** Written request **
Render the material again word for word, skipping the pictures in it.

** Dataset content **
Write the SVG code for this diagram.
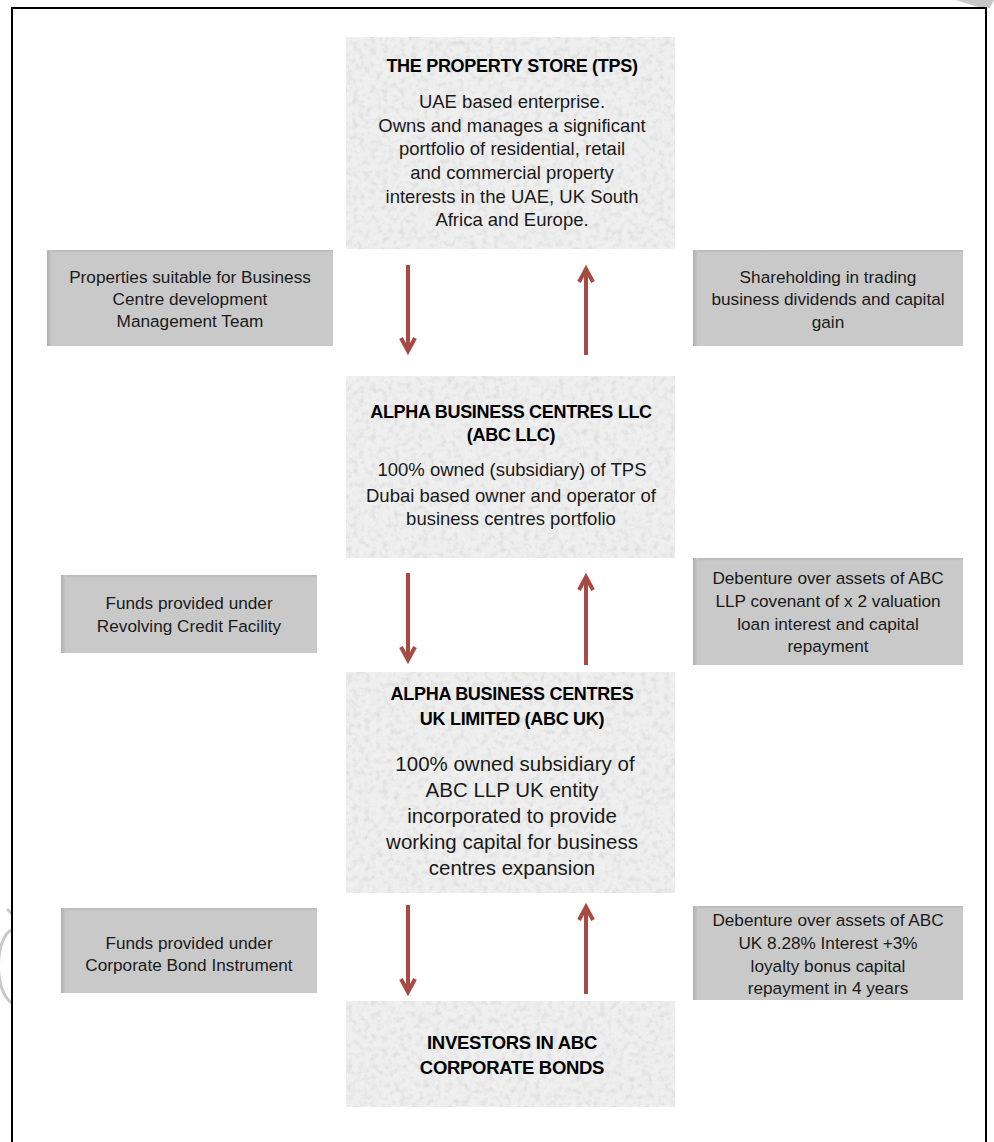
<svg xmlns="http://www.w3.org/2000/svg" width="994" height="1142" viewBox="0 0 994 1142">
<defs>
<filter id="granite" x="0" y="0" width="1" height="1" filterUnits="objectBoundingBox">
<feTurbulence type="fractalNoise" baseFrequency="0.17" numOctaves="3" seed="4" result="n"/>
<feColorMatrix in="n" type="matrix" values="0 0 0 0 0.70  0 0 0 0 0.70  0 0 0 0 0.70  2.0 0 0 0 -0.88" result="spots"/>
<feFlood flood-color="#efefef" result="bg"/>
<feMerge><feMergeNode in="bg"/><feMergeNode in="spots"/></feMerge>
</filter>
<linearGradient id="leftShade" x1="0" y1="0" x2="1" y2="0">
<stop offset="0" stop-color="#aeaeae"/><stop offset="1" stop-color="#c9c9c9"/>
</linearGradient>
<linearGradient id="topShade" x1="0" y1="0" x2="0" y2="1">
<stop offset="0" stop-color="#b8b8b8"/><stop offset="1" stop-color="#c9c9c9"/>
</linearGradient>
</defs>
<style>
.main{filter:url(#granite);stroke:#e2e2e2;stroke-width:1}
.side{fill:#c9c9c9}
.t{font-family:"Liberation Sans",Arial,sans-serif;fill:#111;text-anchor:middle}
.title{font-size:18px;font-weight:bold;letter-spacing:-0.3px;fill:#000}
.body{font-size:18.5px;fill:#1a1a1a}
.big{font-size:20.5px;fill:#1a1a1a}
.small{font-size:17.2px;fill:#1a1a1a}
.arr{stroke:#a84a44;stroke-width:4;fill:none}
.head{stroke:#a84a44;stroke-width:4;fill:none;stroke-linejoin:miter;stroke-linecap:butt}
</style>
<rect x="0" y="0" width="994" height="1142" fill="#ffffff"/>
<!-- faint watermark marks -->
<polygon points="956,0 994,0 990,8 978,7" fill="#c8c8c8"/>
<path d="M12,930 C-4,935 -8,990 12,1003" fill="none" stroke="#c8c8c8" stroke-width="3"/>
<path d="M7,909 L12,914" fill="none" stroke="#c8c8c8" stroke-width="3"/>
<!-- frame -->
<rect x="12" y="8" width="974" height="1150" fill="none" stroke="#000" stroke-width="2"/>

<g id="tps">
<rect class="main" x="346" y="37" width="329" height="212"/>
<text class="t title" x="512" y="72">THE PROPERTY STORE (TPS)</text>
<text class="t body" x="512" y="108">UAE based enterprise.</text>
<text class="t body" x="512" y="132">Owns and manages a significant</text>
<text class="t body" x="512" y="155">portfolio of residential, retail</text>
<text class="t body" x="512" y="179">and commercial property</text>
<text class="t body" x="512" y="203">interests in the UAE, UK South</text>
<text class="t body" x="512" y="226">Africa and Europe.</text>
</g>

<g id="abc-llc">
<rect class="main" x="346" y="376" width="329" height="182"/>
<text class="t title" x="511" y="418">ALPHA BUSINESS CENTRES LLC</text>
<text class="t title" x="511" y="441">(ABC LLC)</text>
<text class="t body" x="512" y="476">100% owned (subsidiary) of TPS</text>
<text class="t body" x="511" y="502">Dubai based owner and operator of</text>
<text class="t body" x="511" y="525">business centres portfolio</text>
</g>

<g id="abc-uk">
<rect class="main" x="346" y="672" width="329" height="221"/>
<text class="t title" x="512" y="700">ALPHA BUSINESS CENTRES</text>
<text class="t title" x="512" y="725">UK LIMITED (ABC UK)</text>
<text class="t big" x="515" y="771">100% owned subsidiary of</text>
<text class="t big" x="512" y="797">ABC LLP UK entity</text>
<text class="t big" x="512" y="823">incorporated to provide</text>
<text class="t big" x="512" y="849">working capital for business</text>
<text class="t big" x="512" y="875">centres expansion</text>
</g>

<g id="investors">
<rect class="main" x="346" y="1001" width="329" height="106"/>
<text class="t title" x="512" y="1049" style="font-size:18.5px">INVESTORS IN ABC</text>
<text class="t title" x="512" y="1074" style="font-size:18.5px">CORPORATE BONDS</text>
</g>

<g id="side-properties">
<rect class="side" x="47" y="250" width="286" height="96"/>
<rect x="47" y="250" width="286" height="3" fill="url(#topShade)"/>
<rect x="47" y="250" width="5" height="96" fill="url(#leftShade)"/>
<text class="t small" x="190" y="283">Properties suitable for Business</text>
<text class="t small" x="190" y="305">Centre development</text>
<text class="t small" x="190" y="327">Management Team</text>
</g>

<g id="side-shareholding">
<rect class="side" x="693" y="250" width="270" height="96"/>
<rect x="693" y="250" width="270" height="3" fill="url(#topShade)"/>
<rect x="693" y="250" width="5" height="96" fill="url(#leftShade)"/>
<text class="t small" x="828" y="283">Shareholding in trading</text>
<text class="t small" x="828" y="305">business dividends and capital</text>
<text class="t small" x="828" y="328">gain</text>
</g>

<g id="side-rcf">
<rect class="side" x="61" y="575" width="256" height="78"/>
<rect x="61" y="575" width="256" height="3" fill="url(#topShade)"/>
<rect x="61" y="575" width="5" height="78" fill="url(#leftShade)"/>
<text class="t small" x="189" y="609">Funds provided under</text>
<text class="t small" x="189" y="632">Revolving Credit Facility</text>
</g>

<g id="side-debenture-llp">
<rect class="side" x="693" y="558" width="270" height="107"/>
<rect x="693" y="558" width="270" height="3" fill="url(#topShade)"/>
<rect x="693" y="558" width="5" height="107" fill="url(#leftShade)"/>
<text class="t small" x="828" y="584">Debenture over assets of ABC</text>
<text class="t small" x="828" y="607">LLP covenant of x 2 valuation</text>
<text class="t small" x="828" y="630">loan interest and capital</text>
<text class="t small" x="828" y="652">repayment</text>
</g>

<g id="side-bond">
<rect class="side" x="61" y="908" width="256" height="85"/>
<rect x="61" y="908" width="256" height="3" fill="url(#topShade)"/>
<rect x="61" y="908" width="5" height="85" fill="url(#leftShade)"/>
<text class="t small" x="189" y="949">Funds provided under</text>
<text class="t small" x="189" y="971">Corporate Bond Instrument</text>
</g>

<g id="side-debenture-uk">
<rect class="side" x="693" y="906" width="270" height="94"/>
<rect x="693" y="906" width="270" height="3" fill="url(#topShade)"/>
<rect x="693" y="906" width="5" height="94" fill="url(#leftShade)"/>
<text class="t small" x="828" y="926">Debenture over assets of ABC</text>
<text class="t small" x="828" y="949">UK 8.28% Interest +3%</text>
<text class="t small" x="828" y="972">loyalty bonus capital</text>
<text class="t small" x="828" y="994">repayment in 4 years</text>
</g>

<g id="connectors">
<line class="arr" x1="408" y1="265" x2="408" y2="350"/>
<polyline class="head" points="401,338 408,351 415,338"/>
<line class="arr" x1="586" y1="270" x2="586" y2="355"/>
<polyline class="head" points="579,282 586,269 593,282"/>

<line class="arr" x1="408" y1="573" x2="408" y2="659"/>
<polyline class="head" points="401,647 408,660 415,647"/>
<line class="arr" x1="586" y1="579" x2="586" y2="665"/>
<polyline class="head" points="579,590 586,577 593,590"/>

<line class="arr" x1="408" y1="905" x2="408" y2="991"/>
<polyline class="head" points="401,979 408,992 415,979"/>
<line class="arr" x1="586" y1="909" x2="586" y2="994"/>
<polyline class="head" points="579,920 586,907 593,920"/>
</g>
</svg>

** Output of the task **
Write the SVG code for this diagram.
<svg xmlns="http://www.w3.org/2000/svg" width="994" height="1142" viewBox="0 0 994 1142">
<defs>
<filter id="granite" x="0" y="0" width="1" height="1" filterUnits="objectBoundingBox">
<feTurbulence type="fractalNoise" baseFrequency="0.17" numOctaves="3" seed="4" result="n"/>
<feColorMatrix in="n" type="matrix" values="0 0 0 0 0.70  0 0 0 0 0.70  0 0 0 0 0.70  2.0 0 0 0 -0.88" result="spots"/>
<feFlood flood-color="#efefef" result="bg"/>
<feMerge><feMergeNode in="bg"/><feMergeNode in="spots"/></feMerge>
</filter>
<linearGradient id="leftShade" x1="0" y1="0" x2="1" y2="0">
<stop offset="0" stop-color="#aeaeae"/><stop offset="1" stop-color="#c9c9c9"/>
</linearGradient>
<linearGradient id="topShade" x1="0" y1="0" x2="0" y2="1">
<stop offset="0" stop-color="#b8b8b8"/><stop offset="1" stop-color="#c9c9c9"/>
</linearGradient>
</defs>
<style>
.main{filter:url(#granite);stroke:#e2e2e2;stroke-width:1}
.side{fill:#c9c9c9}
.t{font-family:"Liberation Sans",Arial,sans-serif;fill:#111;text-anchor:middle}
.title{font-size:18px;font-weight:bold;letter-spacing:-0.3px;fill:#000}
.body{font-size:18.5px;fill:#1a1a1a}
.big{font-size:20.5px;fill:#1a1a1a}
.small{font-size:17.2px;fill:#1a1a1a}
.arr{stroke:#a84a44;stroke-width:4;fill:none}
.head{stroke:#a84a44;stroke-width:4;fill:none;stroke-linejoin:miter;stroke-linecap:butt}
</style>
<rect x="0" y="0" width="994" height="1142" fill="#ffffff"/>
<!-- faint watermark marks -->
<polygon points="956,0 994,0 990,8 978,7" fill="#c8c8c8"/>
<path d="M12,930 C-4,935 -8,990 12,1003" fill="none" stroke="#c8c8c8" stroke-width="3"/>
<path d="M7,909 L12,914" fill="none" stroke="#c8c8c8" stroke-width="3"/>
<!-- frame -->
<rect x="12" y="8" width="974" height="1150" fill="none" stroke="#000" stroke-width="2"/>

<g id="tps">
<rect class="main" x="346" y="37" width="329" height="212"/>
<text class="t title" x="512" y="72">THE PROPERTY STORE (TPS)</text>
<text class="t body" x="512" y="108">UAE based enterprise.</text>
<text class="t body" x="512" y="132">Owns and manages a significant</text>
<text class="t body" x="512" y="155">portfolio of residential, retail</text>
<text class="t body" x="512" y="179">and commercial property</text>
<text class="t body" x="512" y="203">interests in the UAE, UK South</text>
<text class="t body" x="512" y="226">Africa and Europe.</text>
</g>

<g id="abc-llc">
<rect class="main" x="346" y="376" width="329" height="182"/>
<text class="t title" x="511" y="418">ALPHA BUSINESS CENTRES LLC</text>
<text class="t title" x="511" y="441">(ABC LLC)</text>
<text class="t body" x="512" y="476">100% owned (subsidiary) of TPS</text>
<text class="t body" x="511" y="502">Dubai based owner and operator of</text>
<text class="t body" x="511" y="525">business centres portfolio</text>
</g>

<g id="abc-uk">
<rect class="main" x="346" y="672" width="329" height="221"/>
<text class="t title" x="512" y="700">ALPHA BUSINESS CENTRES</text>
<text class="t title" x="512" y="725">UK LIMITED (ABC UK)</text>
<text class="t big" x="515" y="771">100% owned subsidiary of</text>
<text class="t big" x="512" y="797">ABC LLP UK entity</text>
<text class="t big" x="512" y="823">incorporated to provide</text>
<text class="t big" x="512" y="849">working capital for business</text>
<text class="t big" x="512" y="875">centres expansion</text>
</g>

<g id="investors">
<rect class="main" x="346" y="1001" width="329" height="106"/>
<text class="t title" x="512" y="1049" style="font-size:18.5px">INVESTORS IN ABC</text>
<text class="t title" x="512" y="1074" style="font-size:18.5px">CORPORATE BONDS</text>
</g>

<g id="side-properties">
<rect class="side" x="47" y="250" width="286" height="96"/>
<rect x="47" y="250" width="286" height="3" fill="url(#topShade)"/>
<rect x="47" y="250" width="5" height="96" fill="url(#leftShade)"/>
<text class="t small" x="190" y="283">Properties suitable for Business</text>
<text class="t small" x="190" y="305">Centre development</text>
<text class="t small" x="190" y="327">Management Team</text>
</g>

<g id="side-shareholding">
<rect class="side" x="693" y="250" width="270" height="96"/>
<rect x="693" y="250" width="270" height="3" fill="url(#topShade)"/>
<rect x="693" y="250" width="5" height="96" fill="url(#leftShade)"/>
<text class="t small" x="828" y="283">Shareholding in trading</text>
<text class="t small" x="828" y="305">business dividends and capital</text>
<text class="t small" x="828" y="328">gain</text>
</g>

<g id="side-rcf">
<rect class="side" x="61" y="575" width="256" height="78"/>
<rect x="61" y="575" width="256" height="3" fill="url(#topShade)"/>
<rect x="61" y="575" width="5" height="78" fill="url(#leftShade)"/>
<text class="t small" x="189" y="609">Funds provided under</text>
<text class="t small" x="189" y="632">Revolving Credit Facility</text>
</g>

<g id="side-debenture-llp">
<rect class="side" x="693" y="558" width="270" height="107"/>
<rect x="693" y="558" width="270" height="3" fill="url(#topShade)"/>
<rect x="693" y="558" width="5" height="107" fill="url(#leftShade)"/>
<text class="t small" x="828" y="584">Debenture over assets of ABC</text>
<text class="t small" x="828" y="607">LLP covenant of x 2 valuation</text>
<text class="t small" x="828" y="630">loan interest and capital</text>
<text class="t small" x="828" y="652">repayment</text>
</g>

<g id="side-bond">
<rect class="side" x="61" y="908" width="256" height="85"/>
<rect x="61" y="908" width="256" height="3" fill="url(#topShade)"/>
<rect x="61" y="908" width="5" height="85" fill="url(#leftShade)"/>
<text class="t small" x="189" y="949">Funds provided under</text>
<text class="t small" x="189" y="971">Corporate Bond Instrument</text>
</g>

<g id="side-debenture-uk">
<rect class="side" x="693" y="906" width="270" height="94"/>
<rect x="693" y="906" width="270" height="3" fill="url(#topShade)"/>
<rect x="693" y="906" width="5" height="94" fill="url(#leftShade)"/>
<text class="t small" x="828" y="926">Debenture over assets of ABC</text>
<text class="t small" x="828" y="949">UK 8.28% Interest +3%</text>
<text class="t small" x="828" y="972">loyalty bonus capital</text>
<text class="t small" x="828" y="994">repayment in 4 years</text>
</g>

<g id="connectors">
<line class="arr" x1="408" y1="265" x2="408" y2="350"/>
<polyline class="head" points="401,338 408,351 415,338"/>
<line class="arr" x1="586" y1="270" x2="586" y2="355"/>
<polyline class="head" points="579,282 586,269 593,282"/>

<line class="arr" x1="408" y1="573" x2="408" y2="659"/>
<polyline class="head" points="401,647 408,660 415,647"/>
<line class="arr" x1="586" y1="579" x2="586" y2="665"/>
<polyline class="head" points="579,590 586,577 593,590"/>

<line class="arr" x1="408" y1="905" x2="408" y2="991"/>
<polyline class="head" points="401,979 408,992 415,979"/>
<line class="arr" x1="586" y1="909" x2="586" y2="994"/>
<polyline class="head" points="579,920 586,907 593,920"/>
</g>
</svg>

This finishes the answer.